▶ _WHAT YOU SHOULD DO_:
Set down each line of the material that follows, exactly, with no pictures.
— Begin EXTRACTED ENTRIES —
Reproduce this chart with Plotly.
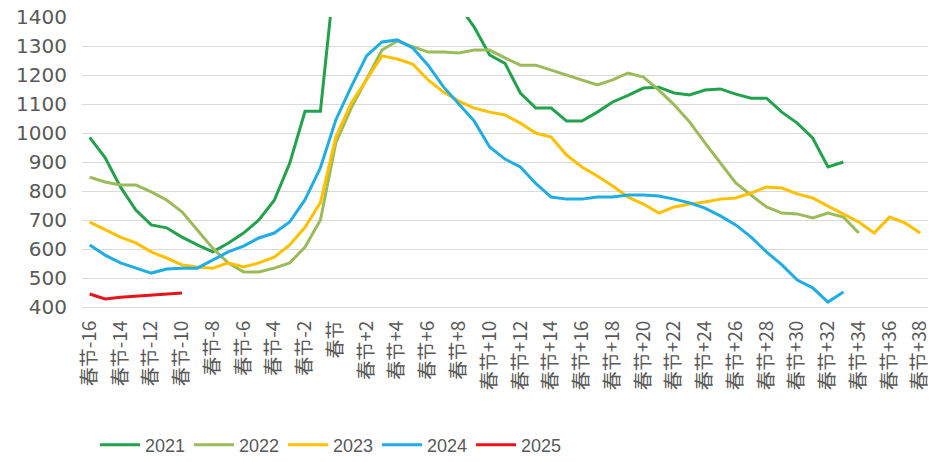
import plotly.graph_objects as go

offsets = list(range(-16, 39))
categories = [("春节" if k == 0 else ("春节+%d" % k if k > 0 else "春节%d" % k)) for k in offsets]
tick_labels = categories[::2]

y2021 = [985, 915, 814, 734, 683, 673, 641, 614, 590, 620,
         655, 700, 768, 895, 1075, 1075, 1580, 1750, 1880, 1950,
         1900, 1800, 1700, 1580, 1440, 1365, 1269, 1240, 1138, 1086,
         1086, 1041, 1041, 1072, 1107, 1130, 1155, 1158, 1138, 1131,
         1148, 1152, 1134, 1120, 1120, 1072, 1034, 983, 883, 900]
y2022 = [848, 831, 821, 821, 797, 769, 728, 666, 603, 552,
         521, 521, 534, 552, 607, 700, 966, 1086, 1188, 1286,
         1317, 1297, 1279, 1279, 1276, 1286, 1286, 1259, 1234, 1234,
         1217, 1200, 1183, 1166, 1183, 1207, 1193, 1148, 1097, 1038,
         966, 897, 828, 786, 745, 724, 721, 707, 724, 710, 655]
y2023 = [693, 666, 641, 621, 590, 569, 545, 538, 534, 552,
         538, 552, 572, 614, 675, 760, 985, 1103, 1186, 1266,
         1255, 1238, 1183, 1141, 1110, 1086, 1072, 1062, 1034, 1000,
         986, 924, 883, 852, 817, 779, 755, 724, 745, 755,
         762, 772, 776, 793, 814, 810, 790, 776, 748, 721,
         693, 655, 710, 690, 655]
y2024 = [614, 579, 552, 534, 517, 531, 534, 534, 562, 590,
         610, 638, 655, 693, 770, 880, 1045, 1159, 1266, 1314,
         1321, 1293, 1234, 1159, 1100, 1041, 952, 910, 883, 826,
         779, 772, 772, 779, 779, 786, 786, 783, 772, 759,
         741, 714, 683, 641, 590, 545, 493, 466, 417, 452]
y2025 = [445, 428, 434, 438, 441, 445, 448]

series = [
    ("2021", y2021, "#22A24C"),
    ("2022", y2022, "#9BBB59"),
    ("2023", y2023, "#FFC000"),
    ("2024", y2024, "#1FADE6"),
    ("2025", y2025, "#E8141B"),
]

fig = go.Figure()
for name, vals, color in series:
    fig.add_trace(go.Scatter(
        x=categories[:len(vals)], y=vals, name=name, mode="lines",
        line=dict(color=color, width=3),
        cliponaxis=True,
    ))

fig.update_layout(
    width=933, height=462,
    margin=dict(l=82, r=5, t=17, b=155, autoexpand=False),
    paper_bgcolor="white", plot_bgcolor="white",
    showlegend=True,
    legend=dict(
        orientation="h", x=0.0154, xanchor="left", y=-0.476, yanchor="middle",
        font=dict(family="Liberation Sans", size=18, color="#595959"),
        itemwidth=40, entrywidth=39, entrywidthmode="pixels",
        traceorder="normal",
    ),
)
fig.update_xaxes(
    type="category", categoryorder="array", categoryarray=categories,
    range=[-0.5, len(categories) - 0.5],
    tickmode="array", tickvals=tick_labels, ticktext=tick_labels,
    tickangle=-90, tickfont=dict(family="Noto Sans CJK SC", size=19, color="#595959"),
    showgrid=False, showline=True, linecolor="#D9D9D9", linewidth=1,
    ticks="", ticklabelstandoff=5, automargin=False, ticklabeloverflow="allow",
)
fig.update_yaxes(
    range=[400, 1400], tickmode="array",
    tickvals=[400, 500, 600, 700, 800, 900, 1000, 1100, 1200, 1300, 1400],
    tickfont=dict(family="DejaVu Sans", size=20, color="#595959"),
    showgrid=True, gridcolor="#D9D9D9", gridwidth=1,
    zeroline=False, showline=False, ticks="", ticklabelstandoff=14, automargin=False,
    ticklabeloverflow="allow",
)

fig.write_html(
    "out.html",
    config={"displayModeBar": False},
    post_script="document.body.style.margin='0';document.body.style.overflow='hidden';",
)
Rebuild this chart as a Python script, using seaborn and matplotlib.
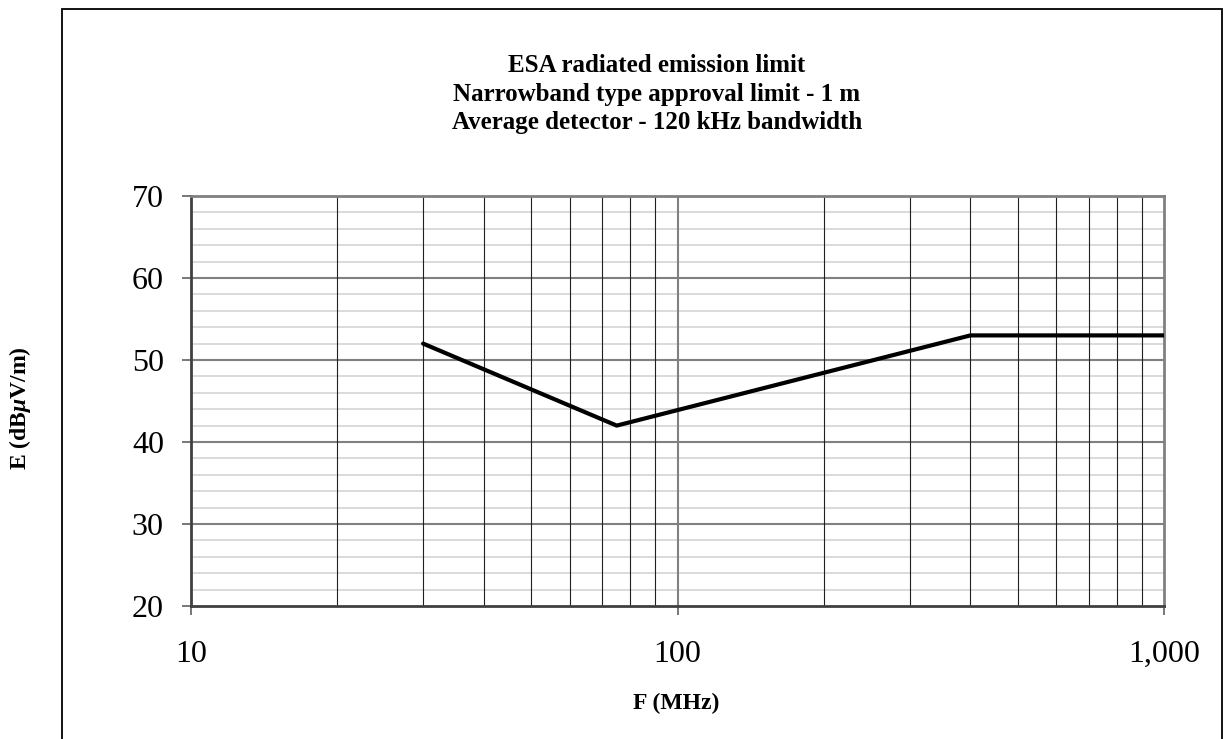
— End EXTRACTED ENTRIES —
▶ _OUTPUT OF THE EXERCISE_:
Reproduce this chart with Plotly.
import plotly.graph_objects as go

offsets = list(range(-16, 39))
categories = [("春节" if k == 0 else ("春节+%d" % k if k > 0 else "春节%d" % k)) for k in offsets]
tick_labels = categories[::2]

y2021 = [985, 915, 814, 734, 683, 673, 641, 614, 590, 620,
         655, 700, 768, 895, 1075, 1075, 1580, 1750, 1880, 1950,
         1900, 1800, 1700, 1580, 1440, 1365, 1269, 1240, 1138, 1086,
         1086, 1041, 1041, 1072, 1107, 1130, 1155, 1158, 1138, 1131,
         1148, 1152, 1134, 1120, 1120, 1072, 1034, 983, 883, 900]
y2022 = [848, 831, 821, 821, 797, 769, 728, 666, 603, 552,
         521, 521, 534, 552, 607, 700, 966, 1086, 1188, 1286,
         1317, 1297, 1279, 1279, 1276, 1286, 1286, 1259, 1234, 1234,
         1217, 1200, 1183, 1166, 1183, 1207, 1193, 1148, 1097, 1038,
         966, 897, 828, 786, 745, 724, 721, 707, 724, 710, 655]
y2023 = [693, 666, 641, 621, 590, 569, 545, 538, 534, 552,
         538, 552, 572, 614, 675, 760, 985, 1103, 1186, 1266,
         1255, 1238, 1183, 1141, 1110, 1086, 1072, 1062, 1034, 1000,
         986, 924, 883, 852, 817, 779, 755, 724, 745, 755,
         762, 772, 776, 793, 814, 810, 790, 776, 748, 721,
         693, 655, 710, 690, 655]
y2024 = [614, 579, 552, 534, 517, 531, 534, 534, 562, 590,
         610, 638, 655, 693, 770, 880, 1045, 1159, 1266, 1314,
         1321, 1293, 1234, 1159, 1100, 1041, 952, 910, 883, 826,
         779, 772, 772, 779, 779, 786, 786, 783, 772, 759,
         741, 714, 683, 641, 590, 545, 493, 466, 417, 452]
y2025 = [445, 428, 434, 438, 441, 445, 448]

series = [
    ("2021", y2021, "#22A24C"),
    ("2022", y2022, "#9BBB59"),
    ("2023", y2023, "#FFC000"),
    ("2024", y2024, "#1FADE6"),
    ("2025", y2025, "#E8141B"),
]

fig = go.Figure()
for name, vals, color in series:
    fig.add_trace(go.Scatter(
        x=categories[:len(vals)], y=vals, name=name, mode="lines",
        line=dict(color=color, width=3),
        cliponaxis=True,
    ))

fig.update_layout(
    width=933, height=462,
    margin=dict(l=82, r=5, t=17, b=155, autoexpand=False),
    paper_bgcolor="white", plot_bgcolor="white",
    showlegend=True,
    legend=dict(
        orientation="h", x=0.0154, xanchor="left", y=-0.476, yanchor="middle",
        font=dict(family="Liberation Sans", size=18, color="#595959"),
        itemwidth=40, entrywidth=39, entrywidthmode="pixels",
        traceorder="normal",
    ),
)
fig.update_xaxes(
    type="category", categoryorder="array", categoryarray=categories,
    range=[-0.5, len(categories) - 0.5],
    tickmode="array", tickvals=tick_labels, ticktext=tick_labels,
    tickangle=-90, tickfont=dict(family="Noto Sans CJK SC", size=19, color="#595959"),
    showgrid=False, showline=True, linecolor="#D9D9D9", linewidth=1,
    ticks="", ticklabelstandoff=5, automargin=False, ticklabeloverflow="allow",
)
fig.update_yaxes(
    range=[400, 1400], tickmode="array",
    tickvals=[400, 500, 600, 700, 800, 900, 1000, 1100, 1200, 1300, 1400],
    tickfont=dict(family="DejaVu Sans", size=20, color="#595959"),
    showgrid=True, gridcolor="#D9D9D9", gridwidth=1,
    zeroline=False, showline=False, ticks="", ticklabelstandoff=14, automargin=False,
    ticklabeloverflow="allow",
)

fig.write_html(
    "out.html",
    config={"displayModeBar": False},
    post_script="document.body.style.margin='0';document.body.style.overflow='hidden';",
)
Rebuild this chart as a Python script, using seaborn and matplotlib.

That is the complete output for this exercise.